Участников и/или публики в студии в МГУ было несколько десятков – довольно много. Те же лица, что и на стиховедческих семинарах профессора Панова, которые я вольно посещал в те же годы. Старостой (хорошее слово для описания прошлого) был Евгений Бунимович. На групповом чтении в какой-то момент отдельные выступления предложили, в частности, мне и Юлии Немировской. Но почему-то этого не произошло, я там бывал нечасто и в течение недолгого времени – видимо, из-за несовпадения жанров: там было больше формального, коллективного и разностильного, чем я мог или хотел тогда выдержать…
На общем юношеско-девичьем фоне несколько странно смотрелся некий преподаватель философского факультета (по тем временам, конец 1970-х, этот факультет казался филиалом ВПШ, Высшей партийной школы). Человек в пиджаке, лет пятидесяти… может быть, и сорока пяти, но все равно запредельно старый.
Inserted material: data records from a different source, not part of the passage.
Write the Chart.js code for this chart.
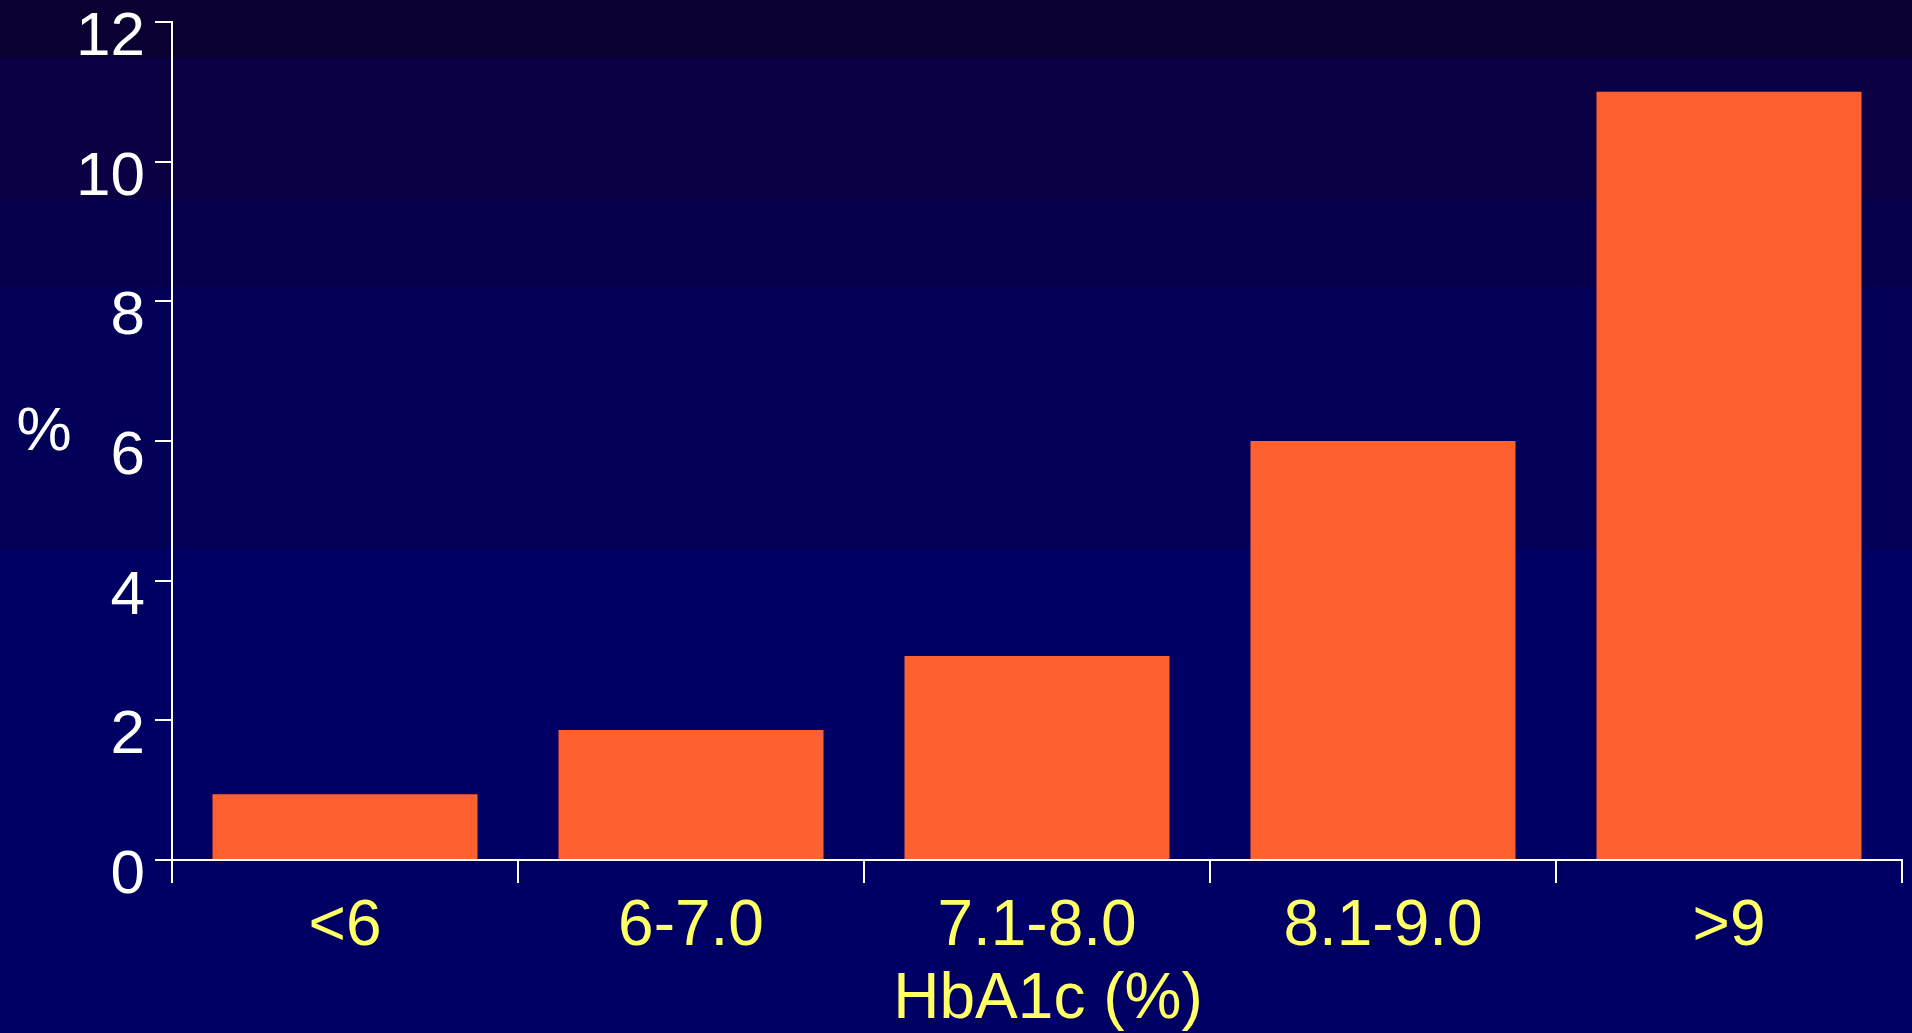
<!DOCTYPE html>
<html>
<head>
<meta charset="utf-8">
<script src="https://cdn.jsdelivr.net/npm/chart.js@4.4.1/dist/chart.umd.min.js"></script>
<style>
  html, body {
    margin: 0;
    padding: 0;
    width: 1912px;
    height: 1033px;
    overflow: hidden;
    background: linear-gradient(to bottom,
      #0a0031 0px, #0a0031 58px,
      #0a0043 58px, #0a0043 200px,
      #06004c 200px, #06004c 287px,
      #030058 287px, #030058 549px,
      #000064 549px, #000064 1033px);
  }
  #wrap { position: relative; width: 1912px; height: 1033px; }
</style>
</head>
<body>
<div id="wrap"><canvas id="chart"></canvas></div>
<script>
// HbA1c bands and the share (%) in each
const categories = ['<6', '6-7.0', '7.1-8.0', '8.1-9.0', '>9'];
const percentValues = [0.94, 1.86, 2.92, 6, 11];
const yTicks = [0, 2, 4, 6, 8, 10, 12];
const xAxisTitle = 'HbA1c (%)';
const yAxisTitle = '%';

const FONT = '"Liberation Sans", Arial, Helvetica, sans-serif';
const WHITE = '#ffffff';
const YELLOW = '#ffff66';

// Axis captions: upright "%" beside the value axis, band caption under the category labels
const axisCaptions = {
  id: 'axisCaptions',
  afterDraw(chart) {
    const { ctx, chartArea } = chart;
    ctx.save();
    ctx.textAlign = 'center';
    ctx.textBaseline = 'middle';

    ctx.font = '62px ' + FONT;
    ctx.fillStyle = WHITE;
    const yMid = chartArea.top + (chartArea.bottom - chartArea.top) * 0.49;
    ctx.fillText(yAxisTitle, 44, yMid);

    ctx.font = '64px ' + FONT;
    ctx.fillStyle = YELLOW;
    const xMid = (chartArea.left + chartArea.right) / 2 + 11;
    ctx.fillText(xAxisTitle, xMid, chartArea.bottom + 140);
    ctx.restore();
  }
};

Chart.defaults.animation = false;

new Chart(document.getElementById('chart'), {
  type: 'bar',
  data: {
    labels: categories,
    datasets: [{
      data: percentValues,
      backgroundColor: '#ff6030',
      borderWidth: 0,
      categoryPercentage: 1.0,
      barPercentage: 0.766
    }]
  },
  options: {
    responsive: true,
    maintainAspectRatio: false,
    devicePixelRatio: 1,
    layout: {
      autoPadding: false,
      padding: { top: 22, right: 10, left: 0, bottom: 0 }
    },
    plugins: {
      legend: { display: false },
      tooltip: { enabled: false },
      title: { display: false }
    },
    scales: {
      x: {
        offset: true,
        afterFit(scale) {
          scale.height = 173;
          scale.paddingLeft = 0;
          scale.paddingRight = 0;
        },
        border: { display: true, color: WHITE, width: 2 },
        grid: {
          offset: true,
          drawOnChartArea: false,
          drawTicks: true,
          tickLength: 23,
          color: WHITE,
          lineWidth: 2
        },
        ticks: {
          color: YELLOW,
          font: { family: FONT, size: 64 },
          padding: 6,
          maxRotation: 0,
          autoSkip: false
        },
        title: { display: false }
      },
      y: {
        min: 0,
        max: 12,
        afterFit(scale) {
          scale.width = 172;
          scale.paddingTop = 0;
          scale.paddingBottom = 0;
        },
        afterBuildTicks(scale) { scale.ticks = yTicks.map(v => ({ value: v })); },
        border: { display: true, color: WHITE, width: 2 },
        grid: {
          drawOnChartArea: false,
          drawTicks: true,
          tickLength: 17,
          color: WHITE,
          lineWidth: 2
        },
        ticks: {
          color: WHITE,
          font: { family: FONT, size: 62 },
          padding: 10,
          labelOffset: 16
        }
      }
    }
  },
  plugins: [axisCaptions]
});
</script>
</body>
</html>
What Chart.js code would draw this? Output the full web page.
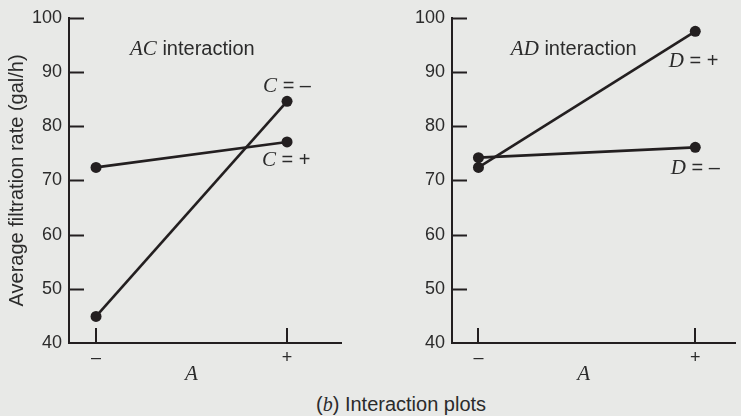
<!DOCTYPE html>
<html>
<head>
<meta charset="utf-8">
<script src="https://cdn.jsdelivr.net/npm/chart.js@4/dist/chart.umd.min.js"></script>
<style>
  html, body { margin: 0; padding: 0; background: #e8e9e7; }
  #wrap { position: relative; width: 741px; height: 416px; overflow: hidden; background: #e8e9e7; }
  #c-ac { position: absolute; left: 0; top: 0; }
  #c-ad { position: absolute; left: 370px; top: 0; }
  #caption { position: absolute; left: 316px; top: 393px; white-space: nowrap;
             font: 20px "Liberation Sans", Arial, sans-serif; color: #2b2b2b; }
  #caption i { font-family: "Liberation Serif", serif; }
</style>
</head>
<body>
<div id="wrap">
  <canvas id="c-ac" width="370" height="390"></canvas>
  <canvas id="c-ad" width="371" height="390"></canvas>
  <div id="caption">(<i>b</i>) Interaction plots</div>
</div>
<script>
// ── Datos ─────────────────────────────────────────────
var nivelesA   = [-1, 1];          // A = –, A = +
var etiquetasA = ['–', '+'];
var ticksY     = [40, 50, 60, 70, 80, 90, 100];

var acCMenos = [44.9, 84.6];       // C = –
var acCMas   = [72.4, 77.1];       // C = +
var adDMenos = [74.2, 76.1];       // D = –
var adDMas   = [72.4, 97.5];       // D = +

var INK   = '#231f20';
var TEXTO = '#2b2b2b';
var SANS  = '"Liberation Sans", Arial, sans-serif';
var SERIF = '"Liberation Serif", serif';

function _pts(arr) { return nivelesA.map(function(x, i) { return { x: x, y: arr[i] }; }); }

function _serie(arr) {
    return {
        data: _pts(arr),
        showLine: true,
        borderColor: INK,
        backgroundColor: INK,
        borderWidth: 2.6,
        pointRadius: 5.5,
        pointHoverRadius: 5.5,
        pointBorderWidth: 0
    };
}

// Marcas de eje hacia adentro + rótulos de texto
var pluginMarcas = {
    id: 'marcas',
    afterDraw: function(chart, args, opts) {
        var ctx = chart.ctx, xs = chart.scales.x, ys = chart.scales.y, ca = chart.chartArea;
        ctx.save();
        ctx.strokeStyle = INK;
        ctx.lineWidth = 2;
        ticksY.forEach(function(v) {
            if (v === 40) return;
            var py = Math.round(ys.getPixelForValue(v)) + 0.5;
            ctx.beginPath(); ctx.moveTo(ca.left, py); ctx.lineTo(ca.left + 15, py); ctx.stroke();
        });
        nivelesA.forEach(function(v) {
            var px = Math.round(xs.getPixelForValue(v));
            ctx.beginPath(); ctx.moveTo(px, ca.bottom); ctx.lineTo(px, ca.bottom - 15); ctx.stroke();
        });
        // título eje x (A)
        ctx.fillStyle = TEXTO;
        ctx.font = 'italic 21px ' + SERIF;
        ctx.textAlign = 'center';
        ctx.textBaseline = 'middle';
        ctx.fillText('A', xs.getPixelForValue(opts.tituloX), ca.bottom + 31);
        // rótulos
        ctx.textAlign = 'left';
        (opts.rotulos || []).forEach(function(r) {
            var x = xs.getPixelForValue(r.x), y = ys.getPixelForValue(r.y);
            r.partes.forEach(function(p) {
                ctx.font = p[1] === 'i' ? 'italic 21px ' + SERIF : '20px ' + SANS;
                ctx.fillText(p[0], x, y);
                x += ctx.measureText(p[0]).width;
            });
        });
        ctx.restore();
    }
};

function _crearPanel(id, series, xMin, xMax, anchoY, padDer, conTitulo, rotulos, tituloX) {
    return new Chart(document.getElementById(id), {
        type: 'scatter',
        data: { datasets: series.map(_serie) },
        plugins: [pluginMarcas],
        options: {
            responsive: false,
            animation: false,
            events: [],
            layout: { padding: { top: 15, right: padDer, left: 0, bottom: 0 } },
            plugins: {
                legend: { display: false },
                tooltip: { enabled: false },
                marcas: { rotulos: rotulos, tituloX: tituloX }
            },
            scales: {
                x: {
                    type: 'linear', min: xMin, max: xMax,
                    afterBuildTicks: function(s) { s.ticks = nivelesA.map(function(v) { return { value: v }; }); },
                    afterFit: function(s) { s.height = 47; },
                    grid: { display: false, drawTicks: false },
                    border: { display: true, color: INK, width: 2 },
                    ticks: {
                        padding: 4, color: TEXTO, font: { family: SANS, size: 18 },
                        autoSkip: false, maxRotation: 0,
                        callback: function(v) { var i = nivelesA.indexOf(v); return i >= 0 ? etiquetasA[i] : ''; }
                    }
                },
                y: {
                    min: 40, max: 100,
                    afterBuildTicks: function(s) { s.ticks = ticksY.map(function(v) { return { value: v }; }); },
                    afterFit: function(s) { s.width = anchoY; },
                    grid: { display: false, drawTicks: false },
                    border: { display: true, color: INK, width: 2 },
                    ticks: { padding: 7, color: TEXTO, font: { family: SANS, size: 18 } },
                    title: {
                        display: conTitulo, text: 'Average filtration rate (gal/h)',
                        color: TEXTO, font: { family: SANS, size: 20 }, padding: { top: 5, bottom: 0 }
                    }
                }
            }
        }
    });
}

_crearPanel('c-ac', [acCMenos, acCMas], -1.283, 1.565, 69, 29, true, [
    { x: -0.644, y: 94.1, partes: [['AC', 'i'], [' interaction', 's']] },
    { x: 0.749,  y: 87.3, partes: [['C', 'i'], [' = –', 's']] },
    { x: 0.738,  y: 73.6, partes: [['C', 'i'], [' = +', 's']] }
], 0);

_crearPanel('c-ad', [adDMenos, adDMas], -1.244, 1.371, 82, 0, false, [
    { x: -0.701, y: 94.1, partes: [['AD', 'i'], [' interaction', 's']] },
    { x: 0.756,  y: 91.9, partes: [['D', 'i'], [' = +', 's']] },
    { x: 0.774,  y: 72.2, partes: [['D', 'i'], [' = –', 's']] }
], -0.03);
</script>
</body>
</html>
Серовато-потертой внешности, не только что без улыбки, вообще практически без мимики. Он читал глубокомысленные («глыбкомысленные», как выразился в одном из своих текстов примерно того же времени Пригов) типа-хокку. Отношение к нему было тихо-почтительное… Такой серый-серый волк, приволакивающийся понюхать и пощипать розовые цветочки на весеннем лугу вместе с овечками с филфака и козликами с физмата.